The young Prince of Wales might study statecraft under Fox; but in the matter of dress he fell in line with the new race of _beaux_, bucks, or, to use a word that came into general use at this time, dandies. The most famous of the latter were Lord Petersham, Lord Foley, Lord Hertford (immortalised by Thackeray in “Vanity Fair” as the Marquis of Steyne, and by Disraeli in “Coningsby” as Lord Monmouth), the Duke of Argyll, Lord Worcester, Henry Pierrepoint, Henry de Ros, Colonel Dawson Darner, Daniel Mackinnon, Lord Dudley and Ward, Hervey Ashton, Gronow the memoirist, Sir Lumley Skeffington, and Brummell.
These exquisites were disinclined to yield the palm even to an heir-apparent with limitless resources. The Prince of Wales, however, contrived to hold his own. At his first appearance in society he created a sensation. He wore a new shoe-buckle! This was his own invention, and differed from all previous articles of the same kind, insomuch as it was an inch long and five inches broad, reaching almost to the ground on either side of the foot! This was good for an introduction to the polite world, but it was not until he attended his first Court ball that he did himself full justice. Then his magnificence was such that the arbiters of fashion were compelled reluctantly to admit that a powerful rival had come upon the scene. A contemporary was so powerfully impressed by the splendour of the Prince’s costume that he placed on record a description: “His coat was pink silk, with white cuffs; his waistcoat white silk, embroidered with various coloured foil, and adorned with a profusion of French paste; and his hat was ornamented with two rows of steel beads, five thousand in number, with a button and loop of the same metal, and cocked in a new military style.”

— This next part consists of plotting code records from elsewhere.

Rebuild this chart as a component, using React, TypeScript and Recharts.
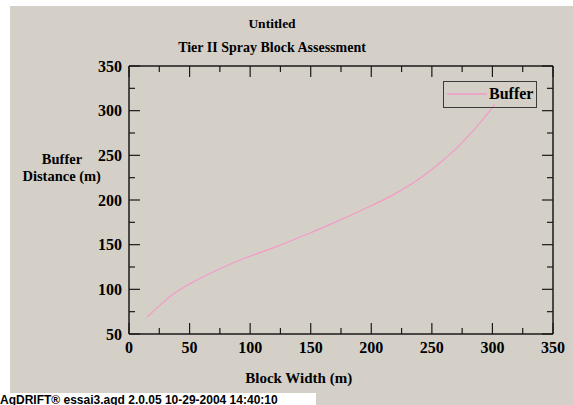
import React from 'react';
import { LineChart, Line, XAxis, YAxis, Legend } from 'recharts';

const blockWidth = [15, 27, 35, 52, 71, 96, 120, 145, 170, 199, 221, 240, 257, 268, 281, 292, 302];
const bufferDistance = [69, 84, 93, 107.5, 120.5, 135, 147, 160.5, 175, 193, 208, 224, 242, 255, 273, 290, 307];

const xMajorTicks = [0, 50, 100, 150, 200, 250, 300, 350];
const xMinorTicks = [25, 75, 125, 175, 225, 275, 325];
const yMajorTicks = [50, 100, 150, 200, 250, 300, 350];
const yMinorTicks = [75, 125, 175, 225, 275, 325];

const seriesName = 'Buffer';
const titleLines = ['Untitled', 'Tier II Spray Block Assessment'];
const xLabel = 'Block Width (m)';
const yLabelLines = ['Buffer', 'Distance (m)'];
const footer = 'AgDRIFT® essai3.agd 2.0.05 10-29-2004 14:40:10';

const data = blockWidth.map((x, i) => ({ x, y: bufferDistance[i] }));

const SERIF = '"Liberation Serif", "Times New Roman", serif';
const SANS = '"Liberation Sans", Arial, sans-serif';
const INK = '#1a1a1a';
const PINK = '#f49ac6';

const tickFont = { fill: '#000', fontSize: 16, fontWeight: 'bold', fontFamily: SERIF } as any;
const axisLineStyle = { stroke: INK, strokeWidth: 1.5 };
const tickLineStyle = { stroke: INK, strokeWidth: 1.2 };
const noLabel = () => <g />;
const THIN = 0.001;

const LegendBox = () => (
  <div
    style={{
      width: 94,
      height: 27,
      boxSizing: 'border-box',
      border: '1.5px solid #3a3a3a',
      position: 'relative',
      fontFamily: SERIF,
      fontWeight: 'bold',
      fontSize: 16,
    }}
  >
    <svg width={44} height={24} style={{ position: 'absolute', left: 1, top: 0 }}>
      <line x1={2} x2={42} y1={12} y2={12} stroke={PINK} strokeWidth={1.5} />
    </svg>
    <div style={{ position: 'absolute', left: 45, top: 4, lineHeight: '16px', color: '#000' }}>{seriesName}</div>
  </div>
);

export default function App() {
  return (
    <div style={{ position: 'absolute', left: 0, top: 0, width: 573, height: 405, background: '#fff', overflow: 'hidden' }}>
      <div style={{ position: 'absolute', left: 10, top: 6, width: 563, height: 399, background: '#d4d0c8' }} />
      <div style={{ position: 'absolute', left: 0, top: 393, width: 316, height: 12, background: '#fff' }} />
      <div style={{ position: 'absolute', left: 0, top: 0 }}>
        <LineChart width={573} height={405} data={data} margin={{ top: 66, right: 20, bottom: 41, left: 69 }}>
          <XAxis
            xAxisId="bl"
            dataKey="x"
            type="number"
            domain={[0, 350]}
            allowDataOverflow
            ticks={xMajorTicks}
            interval={0}
            orientation="bottom"
            height={30}
            tickLine={false}
            axisLine={false}
            tickSize={0}
            tickMargin={8}
            tick={tickFont}
          />
          <YAxis
            yAxisId="yl"
            type="number"
            domain={[50, 350]}
            allowDataOverflow
            ticks={yMajorTicks}
            interval={0}
            orientation="left"
            width={60}
            tickLine={false}
            axisLine={false}
            tickSize={0}
            tickMargin={7}
            tick={tickFont}
          />
          <XAxis xAxisId="bM" dataKey="x" type="number" domain={[0, 350]} allowDataOverflow ticks={xMajorTicks} interval={0} orientation="bottom" mirror height={THIN} tick={noLabel} tickSize={11} tickLine={tickLineStyle} axisLine={axisLineStyle} />
          <XAxis xAxisId="bm" dataKey="x" type="number" domain={[0, 350]} allowDataOverflow ticks={xMinorTicks} interval={0} orientation="bottom" mirror height={THIN} tick={noLabel} tickSize={6} tickLine={tickLineStyle} axisLine={false} />
          <XAxis xAxisId="tM" dataKey="x" type="number" domain={[0, 350]} allowDataOverflow ticks={xMajorTicks} interval={0} orientation="top" mirror height={THIN} tick={noLabel} tickSize={11} tickLine={tickLineStyle} axisLine={axisLineStyle} />
          <XAxis xAxisId="tm" dataKey="x" type="number" domain={[0, 350]} allowDataOverflow ticks={xMinorTicks} interval={0} orientation="top" mirror height={THIN} tick={noLabel} tickSize={6} tickLine={tickLineStyle} axisLine={false} />
          <YAxis yAxisId="lM" type="number" domain={[50, 350]} allowDataOverflow ticks={yMajorTicks} interval={0} orientation="left" mirror width={THIN} tick={noLabel} tickSize={11} tickLine={tickLineStyle} axisLine={axisLineStyle} />
          <YAxis yAxisId="lm" type="number" domain={[50, 350]} allowDataOverflow ticks={yMinorTicks} interval={0} orientation="left" mirror width={THIN} tick={noLabel} tickSize={6} tickLine={tickLineStyle} axisLine={false} />
          <YAxis yAxisId="rM" type="number" domain={[50, 350]} allowDataOverflow ticks={yMajorTicks} interval={0} orientation="right" mirror width={THIN} tick={noLabel} tickSize={11} tickLine={tickLineStyle} axisLine={axisLineStyle} />
          <YAxis yAxisId="rm" type="number" domain={[50, 350]} allowDataOverflow ticks={yMinorTicks} interval={0} orientation="right" mirror width={THIN} tick={noLabel} tickSize={6} tickLine={tickLineStyle} axisLine={false} />
          <Legend
            layout="horizontal"
            verticalAlign="middle"
            align="center"
            wrapperStyle={{ left: 443, top: 81, width: 94, height: 27 }}
            content={() => <LegendBox />}
          />
          <Line
            xAxisId="bl"
            yAxisId="yl"
            type="monotone"
            dataKey="y"
            name={seriesName}
            stroke={PINK}
            strokeWidth={1.2}
            dot={false}
            activeDot={false}
            isAnimationActive={false}
          />
        </LineChart>
      </div>
      <div style={{ position: 'absolute', left: 0, width: 544, top: 17, textAlign: 'center', fontFamily: SERIF, fontWeight: 'bold', fontSize: 13.5, lineHeight: '13.5px', color: '#000' }}>
        {titleLines[0]}
      </div>
      <div style={{ position: 'absolute', left: 0, width: 544, top: 40.5, textAlign: 'center', fontFamily: SERIF, fontWeight: 'bold', fontSize: 14, lineHeight: '14px', color: '#000' }}>
        {titleLines[1]}
      </div>
      <div style={{ position: 'absolute', left: 12, width: 100, top: 151.5, textAlign: 'center', fontFamily: SERIF, fontWeight: 'bold', fontSize: 14.5, lineHeight: '14.5px', color: '#000' }}>
        {yLabelLines[0]}
      </div>
      <div style={{ position: 'absolute', left: 11.7, width: 100, top: 168.5, textAlign: 'center', fontFamily: SERIF, fontWeight: 'bold', fontSize: 14.5, lineHeight: '14.5px', color: '#000', whiteSpace: 'nowrap' }}>
        {yLabelLines[1]}
      </div>
      <div style={{ position: 'absolute', left: 198.7, width: 200, top: 371, textAlign: 'center', fontFamily: SERIF, fontWeight: 'bold', fontSize: 15, lineHeight: '15px', color: '#000' }}>
        {xLabel}
      </div>
      <div style={{ position: 'absolute', left: 0, top: 394, fontFamily: SANS, fontWeight: 'bold', fontSize: 12, lineHeight: '12px', color: '#000', whiteSpace: 'nowrap' }}>
        {footer}
      </div>
    </div>
  );
}
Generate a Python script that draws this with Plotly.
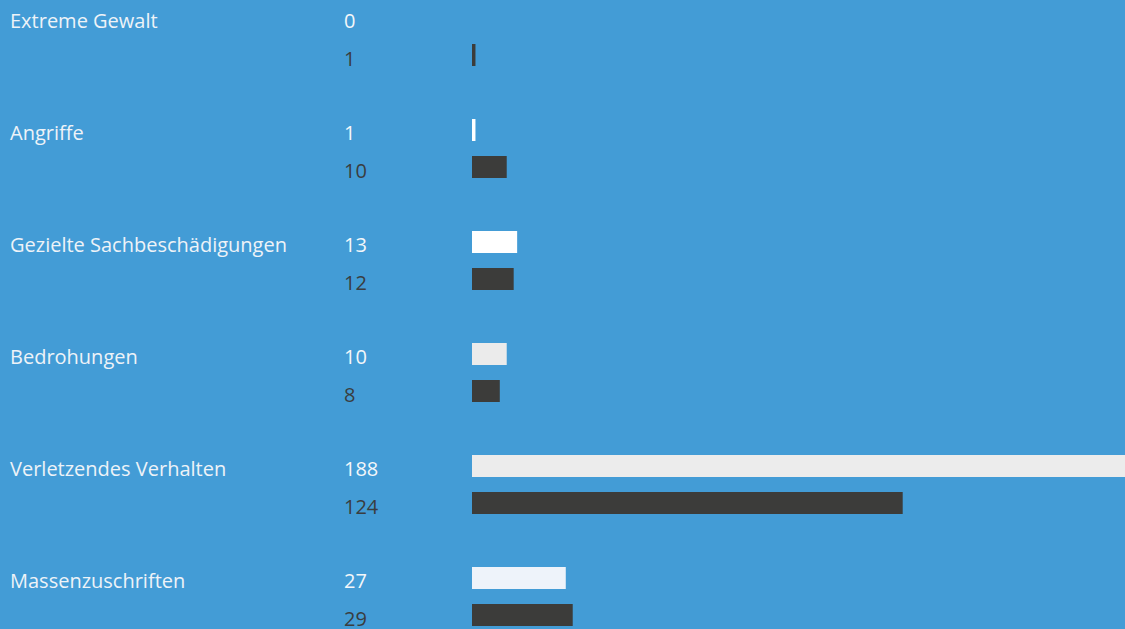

The laurels won in early youth he retained all the days of his life. Expense was no object to him, and, indeed, it must be confessed he spent money in many worse ways than on his clothes. Batchelor, his valet, who entered his service after the death of the Duke of York, said that a plain coat, from its repeated alterations and the consequent journeys from London to Windsor to Davison the tailor, would often cost three hundred pounds before it met with his approbation! George had a mania for hoarding, and at his death all the coats, vests, breeches, boots, and other articles of attire which had graced his person during half-a-century were found in his wardrobe. It is said he carried the catalogue in his head, and could call for any costume he had ever worn. His executors, Lord Gifford and Sir William Knighton, discovered in the pockets of his coats, besides innumerable women’s love letters, locks of hair, and other trifles of his usually discreditable amours, no less than five hundred pocket-books, each containing small forgotten sums of money, amounting in all to ten thousand pounds! His clothes sold for fifteen thousand pounds; they cost probably ten times that amount.